New Discoveries Lead to More Effective Management of Pneumonia, Meningitis, and Endocarditis

Catherine Kolonko

Researchers at IDWeek 2012 presented new information and guidance on the diagnosis and management of three of the most deadly infectious diseases: pneumonia, meningitis, and endocarditis.

Researchers at IDWeek 2012 presented new information and guidance on the diagnosis and management of three of the most deadly infectious diseases: pneumonia, meningitis, and endocarditis.

The big beasts of infectious diseases‑‑pneumonia, bacterial meningitis, and endocarditis‑‑kill a lot of people but don’t stop medical professionals from attempting to slay them in their tracks. Challenges and triumphs in the battle against these and other potentially deadly infectious diseases took center stage Saturday at IDWeek, an infectious disease conference held in San Diego that brought together researchers, doctors, public health experts, and other infectious disease professionals. IDWeek 2012 is the first joint annual meeting of the Infectious Diseases Society of America (IDSA), Society for Healthcare Epidemiology of America (SHEA), HIV Medicine Association (HIVMA), and Pediatric Infectious Diseases Society (PIDS).

The World Health Organization estimates that infectious diseases kill nearly 59 million people a year, said South African Professor Charles Feldman, MD, of Charlotte Maxeke Johannesburg Academic Hospital. His presentation focused on pneumonia, one of the top killers.

“The first question is, ‘How big is this beast?’ The answer is, ‘It appears to be the biggest beast of all,’” said Feldman. Pneumonia reaches its deadly grip across the world in more places than any other disease discussed at the conference, said Feldman. “This is truly a global disease,” he said.

Health care-associated pneumonia is getting a lot of attention particularly because “it clearly is a problem in the way it’s managed and overtreated,” Feldman said. These patients are often sicker and have diseases that require them to have regular contact with hospitals and the people who work there.

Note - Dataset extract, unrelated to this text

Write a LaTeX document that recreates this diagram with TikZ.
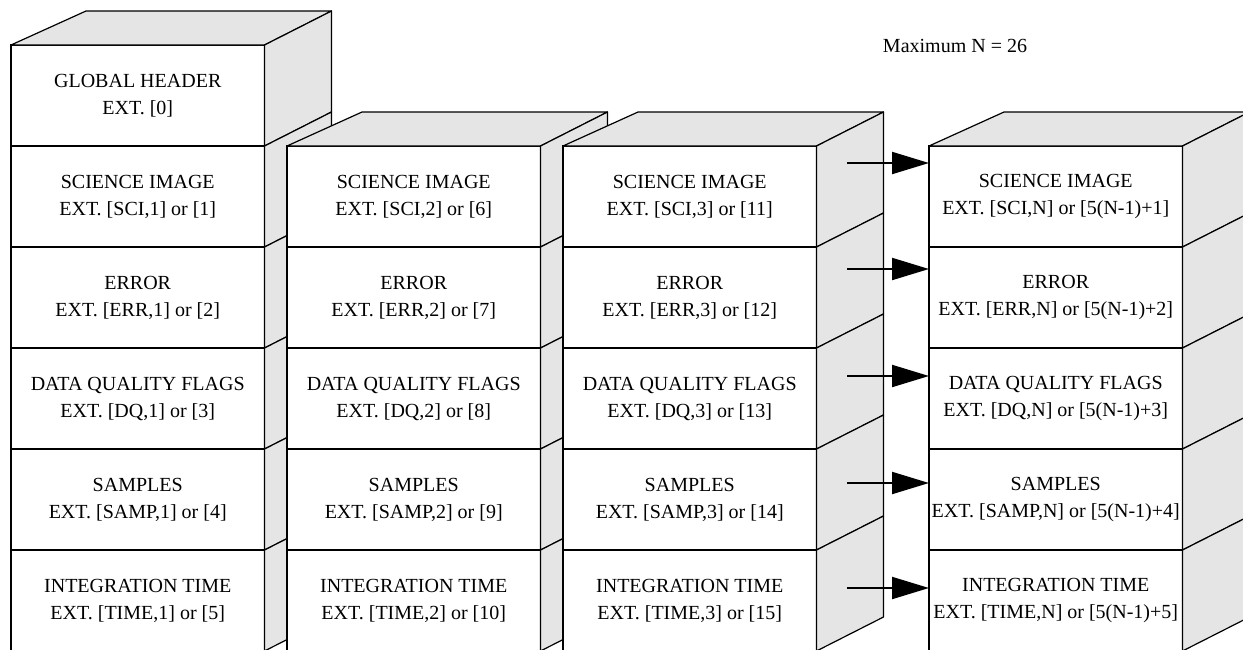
\documentclass[tikz,border=0pt]{standalone}
\usepackage{fontspec}
\setmainfont{Liberation Serif}
\usetikzlibrary{arrows.meta,positioning,calc}
\definecolor{sidegray}{RGB}{229,229,229}

\begin{document}
\begin{tikzpicture}[x=0.5pt, y=-0.5pt, node distance=0pt and 11.25pt, >=Triangle,
		front/.style={draw=black, fill=white, rectangle, line width=0.6pt, minimum width=126.75pt, minimum height=50.5pt, inner sep=0pt, outer sep=0pt, align=center, font=\fontsize{10}{13.5}\selectfont},
		face/.style={draw=black, fill=sidegray, line width=0.6pt, line join=round},
		note/.style={draw=none, inner sep=0pt, font=\fontsize{10}{12}\selectfont},
		chainArrow/.style={line width=1pt, -{Triangle[length=18.5pt, width=11pt]}, color=black}
		]
		\useasboundingbox (0,0) rectangle (1243,649);
		\clip (0,0) rectangle (1243,649);
		
		% first file: header and extensions 1-5
		\node[front](h0) [anchor=north west] at (11,45) {GLOBAL HEADER\\EXT. [0]};
		\node[front](a1) [below=of h0] {SCIENCE IMAGE\\EXT. [SCI,1] or [1]};
		\node[front](a2) [below=of a1] {ERROR\\EXT. [ERR,1] or [2]};
		\node[front](a3) [below=of a2] {DATA QUALITY FLAGS\\EXT. [DQ,1] or [3]};
		\node[front](a4) [below=of a3] {SAMPLES\\EXT. [SAMP,1] or [4]};
		\node[front](a5) [below=of a4] {INTEGRATION TIME\\EXT. [TIME,1] or [5]};
		\draw[face] (h0.north west) -- ++(37.5pt,17pt) -- ($(h0.north east)+(33.5pt,17pt)$) -- (h0.north east) -- cycle;
		\foreach \n in {h0,a1,a2,a3,a4,a5}
		\draw[face] (\n.north east) -- ++(33.5pt,17pt) -- ($(\n.south east)+(33.5pt,17pt)$) -- (\n.south east) -- cycle;
		
		\node[front](b1) [right=of a1] {SCIENCE IMAGE\\EXT. [SCI,2] or [6]};
		\node[front](b2) [below=of b1] {ERROR\\EXT. [ERR,2] or [7]};
		\node[front](b3) [below=of b2] {DATA QUALITY FLAGS\\EXT. [DQ,2] or [8]};
		\node[front](b4) [below=of b3] {SAMPLES\\EXT. [SAMP,2] or [9]};
		\node[front](b5) [below=of b4] {INTEGRATION TIME\\EXT. [TIME,2] or [10]};
		\draw[face] (b1.north west) -- ++(37.5pt,17pt) -- ($(b1.north east)+(33.5pt,17pt)$) -- (b1.north east) -- cycle;
		\foreach \n in {b1,b2,b3,b4,b5}
		\draw[face] (\n.north east) -- ++(33.5pt,17pt) -- ($(\n.south east)+(33.5pt,17pt)$) -- (\n.south east) -- cycle;
		
		\node[front](c1) [right=of b1] {SCIENCE IMAGE\\EXT. [SCI,3] or [11]};
		\node[front](c2) [below=of c1] {ERROR\\EXT. [ERR,3] or [12]};
		\node[front](c3) [below=of c2] {DATA QUALITY FLAGS\\EXT. [DQ,3] or [13]};
		\node[front](c4) [below=of c3] {SAMPLES\\EXT. [SAMP,3] or [14]};
		\node[front](c5) [below=of c4] {INTEGRATION TIME\\EXT. [TIME,3] or [15]};
		\draw[face] (c1.north west) -- ++(37.5pt,17pt) -- ($(c1.north east)+(33.5pt,17pt)$) -- (c1.north east) -- cycle;
		\foreach \n in {c1,c2,c3,c4,c5}
		\draw[face] (\n.north east) -- ++(33.5pt,17pt) -- ($(\n.south east)+(33.5pt,17pt)$) -- (\n.south east) -- cycle;
		
		% last file
		\node[front](n1) [right=of c1, xshift=45pt] {SCIENCE IMAGE\\EXT. [SCI,N] or [5(N-1)+1]};
		\node[front](n2) [below=of n1] {ERROR\\EXT. [ERR,N] or [5(N-1)+2]};
		\node[front](n3) [below=of n2] {DATA QUALITY FLAGS\\EXT. [DQ,N] or [5(N-1)+3]};
		\node[front](n4) [below=of n3] {SAMPLES\\EXT. [SAMP,N] or [5(N-1)+4]};
		\node[front](n5) [below=of n4] {INTEGRATION TIME\\EXT. [TIME,N] or [5(N-1)+5]};
		\draw[face] (n1.north west) -- ++(37.5pt,17pt) -- ($(n1.north east)+(33.5pt,17pt)$) -- (n1.north east) -- cycle;
		\foreach \n in {n1,n2,n3,n4,n5}
		\draw[face] (\n.north east) -- ++(33.5pt,17pt) -- ($(\n.south east)+(33.5pt,17pt)$) -- (\n.south east) -- cycle;
		
		\node[note](maxn) [anchor=base] at (955,52) {Maximum N = 26};
		
		\coordinate (t1) at (847,163);
		\coordinate (t2) at (847,269);
		\coordinate (t3) at (847,376);
		\coordinate (t4) at (847,483);
		\coordinate (t5) at (847,588);
		\foreach \t/\n in {t1/n1,t2/n2,t3/n3,t4/n4,t5/n5}
		\draw[chainArrow] (\t) -- (\t -| \n.west);
\end{tikzpicture}
\end{document}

Vincent Quagliarello, MD, of Yale University’s School of Medicine, highlighted advances for the treatment of meningitis, including conjugated vaccines that have had a significant impact on the so-called meningitis belt in sub-Saharan Africa where billions of people are at risk of repeated outbreaks of group A meningococcus.

They undergo epidemics in cycles every 5 to 12 years, explained Quagliarello, largely during the dry season when the desert wind “literally blows meningococcal across the continent,” infecting people in 25 countries.

A huge outbreak in the late ‘90s spawned a Bill Gates-funded project that eventually developed an affordable vaccine that was introduced to the population in 2010, said Quagliarello.

Adolf W. Karchmer, MD, a professor of Medicine at Harvard Medical School, joked that present-day endocarditis, his discussion topic, seems less beastly compared to other heavy hitters in the infectious disease line up. Not unlike meningitis, the mortality rate associated with endocarditis in the early part of last century made it quite beastly, but fast forward to relatively recent times and advances in diagnosis and treatment have dropped the mortality rate down to about 18%, he said.

Karchmer reviewed several studies related to surgery intervention and noted that mortality rates can depend on “when you look at the data.”

“If you look at data at the time of discharge or maybe at the end of two weeks and you’re comparing surgical intervention to medical therapy, mortality rate is increased because you’re adding surgical mortality to disease mortality,” Karchmer said. “When you look at those patients who survive a bit longer and you take them all the way out to five years, their survival rate is significantly enhanced by surgical intervention.”